Originally published at Baptist Press – www.bpnews.net
PHOENIX (BP) — Around 250 Southern Baptists gathered for the opening session of WMU’s 2017 Missions Celebration and Annual Meeting on June 11 in Phoenix.
“Every moment has a series of defining moments — moments that shape us and change and make us the person we are today,” Sandy Wisdom-Martin, newly-elected national WMU executive director said. She and Linda Cooper, national WMU president, opened the evening and shared personal and biblical “Defining Moments,” in keeping with WMU’s theme for the year. The focus for the opening night was “Redeemed.”
Throughout the evening, various others shared with attendees moments that defined them, ranging from childhood calls to salvation to adulthood calls to live a missions oriented life.
“A defining moment in our lives was when we discovered, even though where we lived was good, and life was great, we had a holy discontent inside of us. We could not sleep peacefully at night knowing that there was something more that God had for us,” said Brandi Parrish, a NAMB church planter in Colorado, originally from Texas. Brandi and her husband Kelly were the highlighted missionaries for the Sunday evening session.

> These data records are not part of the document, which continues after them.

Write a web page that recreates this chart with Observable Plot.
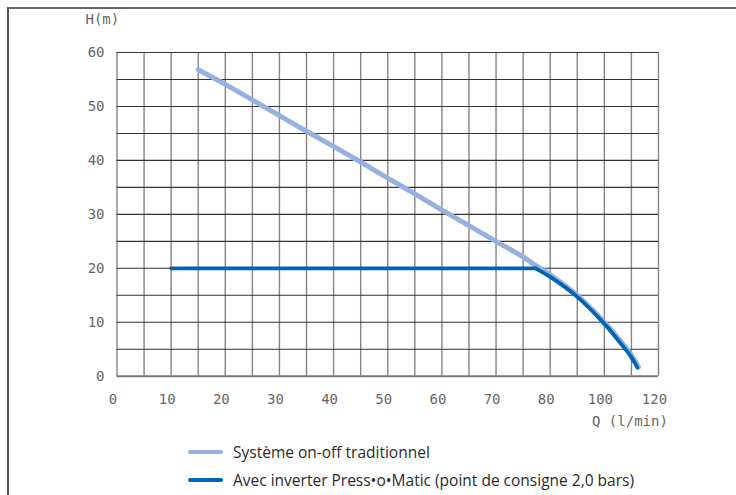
<!DOCTYPE html>
<html>
<head>
<meta charset="utf-8">
<script src="https://cdn.jsdelivr.net/npm/d3@7"></script>
<script src="https://cdn.jsdelivr.net/npm/@observablehq/plot@0.6"></script>
<style>
  html, body { margin: 0; padding: 0; background: #fff; }
  body { width: 736px; height: 495px; position: relative; overflow: hidden; }
  #frame { position: absolute; left: 7px; top: 7px; width: 740px; height: 500px;
           border-left: 2px solid #555; border-top: 2px solid #666; box-sizing: border-box; }
  #chart { position: absolute; left: 0; top: 0; }
  .leg { position: absolute; left: 188px; font-family: "Open Sans", sans-serif; font-size: 15.5px; color: #2a2a2a;
         display: flex; align-items: center; white-space: nowrap; height: 20px; }
  .leg .sw { width: 35px; height: 4px; border-radius: 2px; margin-right: 10px; flex: none; }
</style>
</head>
<body>
<div id="frame"></div>
<div id="chart"></div>
<div class="leg" id="leg1" style="top:442px"><span class="sw" style="background:#94b1e0"></span><span>Système on-off traditionnel</span></div>
<div class="leg" id="leg2" style="top:470px"><span class="sw" style="background:#0064b4"></span><span>Avec inverter Press•o•Matic (point de consigne 2,0 bars)</span></div>
<script>
// Tick positions and labels (axis is drawn with equal spacing; labels as printed)
const xTickPos = [0, 10, 20, 30, 40, 50, 60, 70, 80, 90, 100];
const xTickLabels = ["0", "10", "20", "30", "40", "50", "60", "70", "80", "100", "120"];
const yTicks = [0, 10, 20, 30, 40, 50, 60];

// Traditional on-off system curve (x position, H in m)
const onoffQ = [15, 20, 25, 30, 35, 40, 45, 50, 55, 60, 65, 70, 75, 77.5, 80, 85, 90, 93, 95, 96.3];
const onoffH = [56.8, 54.1, 51.2, 48.3, 45.4, 42.6, 39.7, 36.7, 33.8, 30.8, 27.9, 25.0, 22.1, 20.4, 18.8, 15.0, 10.0, 6.5, 3.9, 1.7];

// Inverter Press-o-Matic curve (set point 2.0 bar): flat part, then falling part
const invQ = [10, 77.3, 80, 85, 90, 93, 95, 96.1];
const invH = [20, 20, 18.4, 14.7, 9.7, 6.1, 3.5, 1.6];

const onoff = onoffQ.map((q, i) => ({q, h: onoffH[i]}));
const inv = invQ.map((q, i) => ({q, h: invH[i]}));
const labelMap = new Map(xTickPos.map((p, i) => [p, xTickLabels[i]]));

const W = 736, H = 430;
const mL = 116.5, mR = 78, mT = 52, mB = H - 375.7;
const axisFont = "DejaVu Sans Mono";
const axisColor = "#666";

const plot = Plot.plot({
  width: W,
  height: H,
  marginLeft: mL,
  marginRight: mR,
  marginTop: mT,
  marginBottom: mB,
  style: {fontFamily: axisFont, fontSize: "14px", background: "transparent", overflow: "visible"},
  x: {domain: [0, 100], axis: null},
  y: {domain: [0, 60], axis: null},
  marks: [
    Plot.ruleX(d3.range(0, 101, 5), {stroke: "#858585", strokeWidth: 1.4}),
    Plot.ruleY(d3.range(5, 61, 5), {stroke: "#333", strokeWidth: 1.1}),
    Plot.ruleY([0], {stroke: "#777", strokeWidth: 2}),
    Plot.text(xTickPos, {x: d => d, y: 0, text: d => labelMap.get(d), dy: 23.6, dx: -4,
      lineAnchor: "middle", fill: axisColor, fontFamily: axisFont, fontSize: 14}),
    Plot.text(yTicks, {x: 0, y: d => d, text: d => String(d), dx: -12.5, textAnchor: "end",
      lineAnchor: "middle", fill: axisColor, fontFamily: axisFont, fontSize: 14}),
    Plot.text(["H(m)"], {frameAnchor: "top-left", dx: 85 - mL, dy: 19 - mT, textAnchor: "start",
      lineAnchor: "middle", fill: axisColor, fontFamily: axisFont, fontSize: 14}),
    Plot.text(["Q (l/min)"], {frameAnchor: "bottom-left", dx: 591.5 - mL, dy: 420.7 - 375.7, textAnchor: "start",
      lineAnchor: "middle", fill: axisColor, fontFamily: axisFont, fontSize: 14}),
    Plot.line(onoff, {x: "q", y: "h", stroke: "#94b1e0", strokeWidth: 5, curve: "catmull-rom"}),
    Plot.line(inv.slice(0, 2), {x: "q", y: "h", stroke: "#0064b4", strokeWidth: 3.8}),
    Plot.line(inv.slice(1), {x: "q", y: "h", stroke: "#0064b4", strokeWidth: 3.8, curve: "catmull-rom"})
  ]
});
document.getElementById("chart").appendChild(plot);
</script>
</body>
</html>
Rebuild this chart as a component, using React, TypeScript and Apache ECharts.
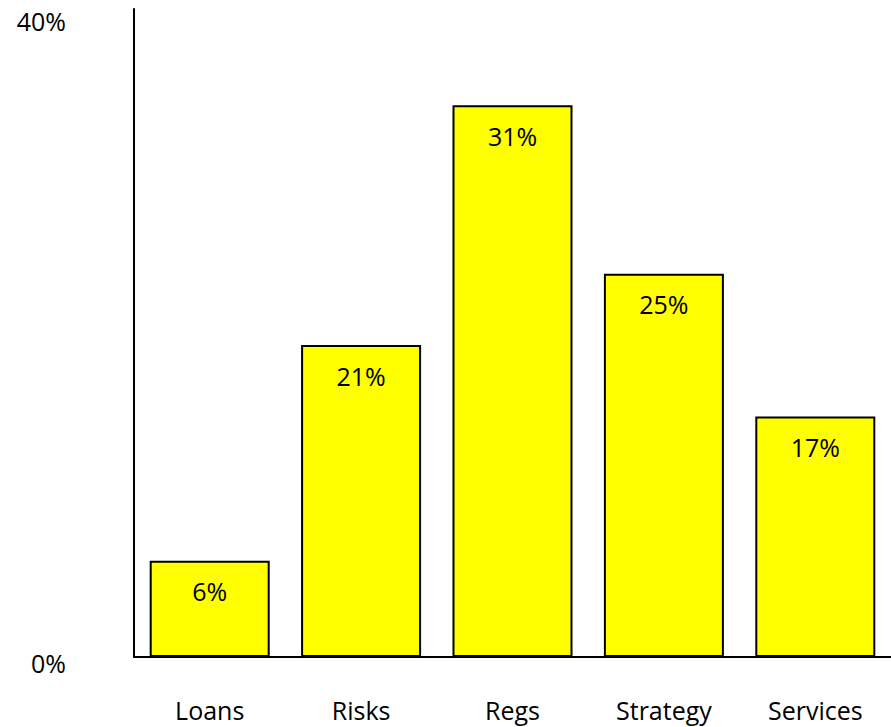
import React, { useEffect, useRef } from "react";
import * as echarts from "echarts";

const categories = ["Loans", "Risks", "Regs", "Strategy", "Services"];
const barValues = [6.0, 19.45, 34.4, 23.9, 15.0];
const barLabels = ["6%", "21%", "31%", "25%", "17%"];
const yTicks = [0, 40];

const FONT = "'Open Sans', 'Noto Sans', sans-serif";

export default function App() {
  const ref = useRef<HTMLDivElement>(null);
  useEffect(() => {
    if (!ref.current) return;
    const chart = echarts.init(ref.current, null, { renderer: "svg" });
    chart.setOption({
      animation: false,
      backgroundColor: "#ffffff",
      textStyle: { fontFamily: FONT },
      grid: { left: 134, right: 0, top: 9, bottom: 70, containLabel: false },
      xAxis: {
        type: "category",
        data: categories,
        axisLine: { show: true, lineStyle: { color: "#000", width: 2 } },
        axisTick: { show: false },
        axisLabel: { color: "#000", fontSize: 25, fontFamily: FONT, margin: 40 },
      },
      yAxis: {
        type: "value",
        min: 0,
        max: 40.4,
        splitLine: { show: false },
        axisLine: { show: true, lineStyle: { color: "#000", width: 2 } },
        axisTick: { show: false },
        axisLabel: {
          customValues: yTicks,
          margin: 68,
          formatter: (v: number) => `{a|${v}%}`,
          rich: {
            a: {
              color: "#000",
              fontSize: 25,
              fontFamily: FONT,
              padding: [12, 0, 0, 0],
            },
          },
        },
      },
      series: [
        {
          type: "bar",
          data: barValues,
          barWidth: 120,
          itemStyle: { color: "#FFFF00", borderColor: "#000", borderWidth: 2 },
          label: {
            show: true,
            position: "insideTop",
            distance: 18,
            color: "#000",
            fontSize: 25,
            fontFamily: FONT,
            formatter: (p: any) => barLabels[p.dataIndex],
          },
        },
      ],
    });
    return () => chart.dispose();
  }, []);
  return <div ref={ref} style={{ width: 891, height: 727, position: "absolute", left: 0, top: 0 }} />;
}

Brandi continued, “Not knowing what that was, we began to pray ‘yes, Lord.’ We didn’t know what we were praying yes to.” They prayed for 12 months and they saw the Lord begin to lay a foundation for them to become church planters. Previously, Kelly worked in executive sales and their only formal ministry experience was as lay leaders.
Eventually, they knew they were called to plant a church in Fort Collins, Colo. The Parrishes shared that the community in which they live has a population of more than 300,000 and over 70 percent of the people have no religious affiliation whatsoever.
“We were scared to death,” Kelly said. “We do know that God doesn’t always call the equipped, but He equips the called. When He called us, we stepped into the ‘yes Lord,'” Kelly said.
He noted, “That means getting up every day and saying ‘yes, Lord,’ whatever it is You have for me today we are going to say yes. We are going to love these people well, and we are going to do whatever it is You have for us because we believe that when we live in the ‘yes, Lord’ we see miracles with our eyes that we would never see if we did not live in the ‘yes Lord.'”
Kelly said they saw the fruits of their labor with their Bible study group growing to around 80 in attendance, overflowing their home, and becoming a church. “God has continued to bless. God has continued to do the miracle of bringing the dead to life and we get to be a part of that. You get to be a part of that,” he added.
In addition, a special highlight was placed on the 20th anniversary of Christian Women’s Job Corps, a “WMU dream” and a “nationally recognized program for helping women in poverty become equipped for life and employment in a Christian context,” as described by Wisdom-Martin. A brief history of the ministry was presented, as well as stories of the countless lives touched by the ministry.
Worship for the evening was led by Teresa Harmening, with special music by the Native American Praise choir. Before the general session, a reception was held to welcome Wisdom-Martin as well as a series of speed conferences.
The WMU annual meeting continues today (June 12) with general sessions in the morning and from 2-3, breakout sessions from 11-12 and 4-5, and a pre-screening of the documentary “Mully” at 6:30.
Myriah Snyder is assistant editor of the Western Recorder (www.westernrecorder.org), newsjournal of the Kentucky Baptist Convention.